The opposition covered a range of concerns in its testimony, from feelings that the process had been rushed, that the property management industry had not been properly consulted, that the fire safety regulations were too onerous, that the ordinance set the stage for future short-term rental regulations and fears over the fees levied against those who failed to comply, which begin at $200 and can escalate to $800 for the fourth and subsequent violations.
Safford has repeatedly said that the town has a policy of working with properties in violation of municipal regulations to address infractions, not a punitive one.
On more than one occasion, those speaking against the ordinance called on Donza to reconsider his support, pleas that failed to move him.

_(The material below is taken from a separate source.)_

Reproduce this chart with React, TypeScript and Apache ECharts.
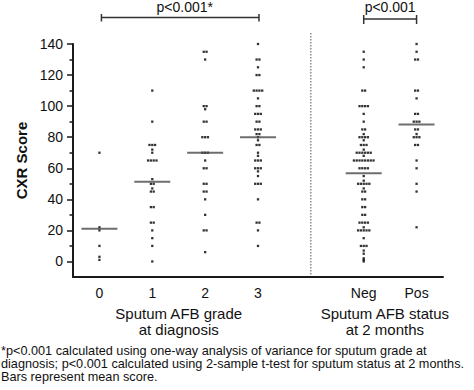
import React, { useEffect, useRef } from "react";
import * as echarts from "echarts";

const categories = ["0", "1", "2", "3", "", "Neg", "Pos"];
const yLabelValues = [0, 20, 40, 60, 80, 100, 120, 140];
const yMinorValues = [10, 30, 50, 70, 90, 110, 130];

const grade0 = [70, 22, 20, 10, 3, 1];
const grade1 = [110, 90, 75, 75, 75, 72, 70, 65, 65, 65, 65, 53, 50, 50, 47, 45, 45, 35, 35, 25, 25, 20, 15, 10, 0];
const grade2 = [135, 135, 130, 100, 100, 98, 90, 90, 80, 80, 80, 70, 70, 70, 65, 60, 60, 50, 50, 45, 45, 40, 30, 20, 20, 6];
const grade3 = [140, 130, 130, 125, 120, 120, 110, 110, 110, 110, 105, 100, 100, 95, 95, 95, 90, 90, 85, 85, 85, 82, 82, 80, 78, 75, 75, 70, 68, 65, 65, 65, 60, 60, 60, 58, 55, 50, 50, 50, 40, 25, 25, 20, 10];
const statusNeg = [135, 130, 125, 110, 110, 100, 100, 100, 100, 95, 90, 85, 85, 82, 80, 80, 80, 80, 78, 75, 75, 75, 72, 70, 70, 70, 70, 70, 70, 68, 65, 65, 65, 65, 65, 65, 65, 65, 60, 60, 60, 60, 55, 52, 50, 50, 50, 50, 50, 47, 45, 45, 40, 40, 35, 35, 30, 30, 25, 25, 25, 25, 22, 20, 20, 20, 20, 20, 15, 10, 10, 10, 7, 5, 2, 1, 0];
const statusPos = [140, 135, 130, 130, 110, 110, 105, 95, 95, 90, 90, 90, 85, 85, 82, 80, 80, 80, 75, 75, 65, 60, 50, 45, 22];

const groups: { index: number; values: number[] }[] = [
  { index: 0, values: grade0 },
  { index: 1, values: grade1 },
  { index: 2, values: grade2 },
  { index: 3, values: grade3 },
  { index: 5, values: statusNeg },
  { index: 6, values: statusPos },
];

const leftGroupLabel = "Sputum AFB grade\nat diagnosis";
const rightGroupLabel = "Sputum AFB status\nat 2 months";
const leftP = "p<0.001*";
const rightP = "p<0.001";
const footnoteLines = [
  "*p<0.001 calculated using one-way analysis of variance for sputum grade at",
  "diagnosis; p<0.001 calculated using 2-sample t-test for sputum status at 2 months.",
  "Bars represent mean score.",
];

const FONT = "'Liberation Sans', Arial, Helvetica, sans-serif";
const STEP = 0.053;

function dotPoints(): number[][] {
  const pts: number[][] = [];
  groups.forEach((g) => {
    const counts = new Map<number, number>();
    g.values.forEach((v) => counts.set(v, (counts.get(v) || 0) + 1));
    counts.forEach((n, v) => {
      for (let i = 0; i < n; i++) {
        pts.push([g.index + (i - (n - 1) / 2) * STEP, v]);
      }
    });
  });
  return pts;
}

function meanPoints(): number[][] {
  return groups.map((g) => [g.index, g.values.reduce((a, b) => a + b, 0) / g.values.length]);
}

export default function App() {
  const ref = useRef<HTMLDivElement>(null);
  useEffect(() => {
    document.body.style.margin = "0";
    const chart = echarts.init(ref.current!, null, { renderer: "svg" });
    const option: any = {
      animation: false,
      backgroundColor: "#ffffff",
      textStyle: { fontFamily: FONT },
      grid: { left: 73, right: 31, top: 44, bottom: 113 },
      xAxis: [
        {
          type: "category",
          data: categories,
          boundaryGap: true,
          axisLine: { onZero: false, lineStyle: { color: "#1a1a1a", width: 2 } },
          axisTick: { alignWithLabel: true, length: 6, lineStyle: { color: "#1a1a1a", width: 1.5 } },
          axisLabel: { color: "#111", fontSize: 14, fontFamily: FONT, margin: 9, interval: 0 },
          splitLine: { show: false },
        },
        { type: "value", min: -0.5, max: 6.5, show: false },
      ],
      yAxis: [
        {
          type: "value",
          min: -10,
          max: 140,
          position: "left",
          name: "CXR Score",
          nameLocation: "middle",
          nameGap: 31,
          nameTextStyle: { color: "#111", fontSize: 15, fontWeight: "bold", fontFamily: FONT },
          axisLine: { show: true, onZero: false, lineStyle: { color: "#1a1a1a", width: 2 } },
          axisTick: { show: true, length: 6, customValues: yLabelValues, lineStyle: { color: "#1a1a1a", width: 1.5 } },
          axisLabel: { color: "#111", fontSize: 14, fontFamily: FONT, margin: 10, customValues: yLabelValues },
          splitLine: { show: false },
        },
        {
          type: "value",
          min: -10,
          max: 140,
          position: "left",
          axisLine: { show: false, onZero: false },
          axisTick: { show: true, length: 3.5, customValues: yMinorValues, lineStyle: { color: "#1a1a1a", width: 1.5 } },
          axisLabel: { show: false },
          splitLine: { show: false },
        },
      ],
      series: [
        {
          type: "scatter",
          xAxisIndex: 1,
          yAxisIndex: 0,
          symbol: "rect",
          symbolSize: 2.3,
          itemStyle: { color: "#000" },
          data: dotPoints(),
          silent: true,
        },
        {
          type: "scatter",
          xAxisIndex: 1,
          yAxisIndex: 0,
          symbol: "rect",
          symbolSize: [36, 2],
          itemStyle: { color: "#4a4a4a" },
          data: meanPoints(),
          z: 3,
          silent: true,
        },
      ],
    };
    chart.setOption(option);

    const px = (x: number, y: number) =>
      chart.convertToPixel({ xAxisIndex: 1, yAxisIndex: 0 } as any, [x, y]) as number[];
    const sepX = px(4, 0)[0];
    const yBottom = px(4, -10)[1];
    const x0 = px(0, 0)[0];
    const x3 = px(3, 0)[0];
    const xN = px(5, 0)[0];
    const xP = px(6, 0)[0];
    const lineStyle = { stroke: "#333", lineWidth: 1.5 };
    const seg = (x1: number, y1: number, x2: number, y2: number, style: any = lineStyle) => ({
      type: "line",
      shape: { x1, y1, x2, y2 },
      style,
      silent: true,
    });
    const txt = (text: string, x: number, y: number, extra: any = {}) => ({
      type: "text",
      x,
      y,
      style: { text, fill: "#111", fontSize: 14, fontFamily: FONT, align: "center", verticalAlign: "middle", ...extra },
      silent: true,
    });

    chart.setOption({
      graphic: [
        seg(sepX, 33, sepX, yBottom, { stroke: "#555", lineWidth: 1, lineDash: [1.5, 1.5] }),
        seg(x0 + 2, 17.5, x3 + 1, 17.5),
        seg(x0 + 2, 14, x0 + 2, 21.5),
        seg(x3 + 1, 14, x3 + 1, 21.5),
        seg(xN, 19, xP, 19),
        seg(xN, 15, xN, 24),
        seg(xP, 15, xP, 24),
        txt(leftP, (x0 + x3) / 2 + 6, 7),
        txt(rightP, (xN + xP) / 2, 7),
        txt(leftGroupLabel, px(1.5, 0)[0], 305, { fontSize: 15, verticalAlign: "top", lineHeight: 16 }),
        txt(rightGroupLabel, px(5.4, 0)[0], 305, { fontSize: 15, verticalAlign: "top", lineHeight: 16 }),
        ...footnoteLines.map((line, i) =>
          txt(line, 1, 351 + i * 12.9, { fontSize: 12.7, lineHeight: 12.7, align: "left", verticalAlign: "middle" })
        ),
      ],
    });

    return () => chart.dispose();
  }, []);
  return <div ref={ref} style={{ position: "absolute", left: 0, top: 0, width: 474, height: 390 }} />;
}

Those who went public with their support of short-term rentals, including a couple of short-term rental owners, argued that the ordinance would give those speaking out against the ordinance the data they claimed to desire, and would do so more comprehensively than a voluntary registry.
“We can’t pretend that our town isn’t being cannibalized by short-term rentals,” Beth Gadbois said. “This registry is nothing compared to commercial regulations, and a lack of regulations is precisely why people like STRs.”
Stowe fire chief Scott Reeves lobbied for the ordinance as a necessary measure that would benefit both recruitment and retention at the department with a promise of no more wasted hours waiting for an absentee landlord.
“We feel that this ordinance is necessary and if it’s about a show of numbers, I can have 23 people from the firehouse over here with a text,” he said.
Updated March 8, 2024 to clarify that enforcement of the compulsory registry for short-term rentals will being May 1, 2025.